Stalker is loosely based on the 1976 movie Exposé otherwise known as The House On Straw Hill. Paula played by Anna Brecon is a struggling author who has been suffering from severe case of writers block since the release of her best selling novel. Paula’s agency ran by Sarah (Jennifer Matter) is putting pressure on her to develop another block. In order to help her and beat her writers block Sarah suggests the Paula heads to a country retreat to take some time out and focus on her next novel. No sooner has Paula arrived however and Linda (Jane March) arrives, Linda has been sent by the agency to help Paula write the new novel and work as her personal assistant but as time goes on and their relationship builds Paula starts to have suspensions over Linda’s presence there.
Stalker was originally made as a direct remake of the aforementioned 1976 movie. The movie however struggled and its producer approached actor and former singer Martin Kemp to star in the movie. Instead of starring in the movie Kemp took over the reigns as the movies director and decided to take it on a slightly different angle claiming that it was not a remake Exposé but a story inspired by it. Produced by Black and Blue films who previously released Dead Cert, Devil’s Playground, and Strippers Vs Werewolves. After a series of rather failed projects Stalker does feel slightly more finished and accomplished Than the companies other output. This is being said when you sit and watch the movie something still feels like it’s very much missing, a frequent criticism of the company other movies.
The trouble with remaking or at least revisiting a previously made movie is that you do need to bring something new to the table. Sadly Stalker brings nothing new, even if you’ve seen Exposé or not you do feel like you’ve seen this film before or at least a variation of it. It’s all just just a bit too predictable and slightly underwhelming. It takes only a few minutes after the introduction of Linda to really understand who she is, and this sadly is the movies critical shock for want of a better word. The movies creators really, really want you to be surprised by the revelation of Linda, but it fails badly.
Cast wise its a mixture of the very good and the very bad, it’s nice to see actress Jane March again onscreen and her time away has not affected her acting performance. It’s also nice to see Linda Hayden in the movie, Linda starred in Exposé as the main character, here she takes a secondary role as Mrs Brown the housekeeper. You also have a very capable Billy Murray as the character of Grainer a journalist seeking a scoop on the once a-list author Paula. but then sadly you have the other end of the spectrum actress Jennifer Matter does not do anything to inspire you that she is the character she pertains to be, her performance is variable in quality from very good to at times excruciatingly bad. While Anna Brecon just simply does not work and spends most of the movie is hysterical rack and not a particularly likeable one that either, it’s in this performance that the movie has it’s a real downfall you expect something a little bit better from its leading light. The movie also includes Colin Salmon as psychiatrist Leo Fox, Salmon is one of those actors who fails to inspire, years ago he was convincing and compelling but now it seems that he can just deliver one role regardless of whatever movie is starring in.

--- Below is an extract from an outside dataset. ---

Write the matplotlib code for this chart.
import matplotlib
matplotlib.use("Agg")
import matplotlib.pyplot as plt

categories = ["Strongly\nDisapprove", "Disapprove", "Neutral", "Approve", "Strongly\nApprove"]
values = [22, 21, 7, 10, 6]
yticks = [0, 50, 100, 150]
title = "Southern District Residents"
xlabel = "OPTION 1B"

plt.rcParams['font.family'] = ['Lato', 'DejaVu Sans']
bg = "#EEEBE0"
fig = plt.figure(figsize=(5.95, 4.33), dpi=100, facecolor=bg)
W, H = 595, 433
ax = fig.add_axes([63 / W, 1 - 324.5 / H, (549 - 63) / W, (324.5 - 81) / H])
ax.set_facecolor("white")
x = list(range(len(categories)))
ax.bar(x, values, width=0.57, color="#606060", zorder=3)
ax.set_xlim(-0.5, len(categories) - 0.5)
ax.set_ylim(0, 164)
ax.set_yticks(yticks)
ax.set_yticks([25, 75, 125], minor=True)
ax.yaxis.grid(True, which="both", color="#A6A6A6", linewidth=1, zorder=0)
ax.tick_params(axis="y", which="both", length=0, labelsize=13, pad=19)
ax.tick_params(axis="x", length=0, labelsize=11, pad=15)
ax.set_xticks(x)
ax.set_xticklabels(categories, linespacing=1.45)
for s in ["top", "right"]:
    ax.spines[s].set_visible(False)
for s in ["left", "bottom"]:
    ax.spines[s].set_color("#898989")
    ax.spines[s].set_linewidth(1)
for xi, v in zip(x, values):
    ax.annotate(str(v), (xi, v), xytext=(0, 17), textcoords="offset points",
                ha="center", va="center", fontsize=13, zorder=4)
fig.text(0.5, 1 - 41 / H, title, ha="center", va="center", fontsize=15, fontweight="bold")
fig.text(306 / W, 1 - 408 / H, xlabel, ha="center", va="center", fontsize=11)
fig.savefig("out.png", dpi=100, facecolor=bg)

It is certainly no surprise to this author that the movie has failed to inspire an audience, it simply is lacking in so much, there seems to be a complete lack of character development, the whole scenario feels empty and devoid of life even down to the fact that except for the eight main cast members you don’t really see anyone else the whole movie.
I’m a big fan of Martin Kemp as an actor, but sadly and almost certainly in this case as a director his style needs some work still, but then most directors get off to a rocky start, making movies that most people never see, sadly for Kemp his status means that this is a movie that he might not be able to shake off quite so easily.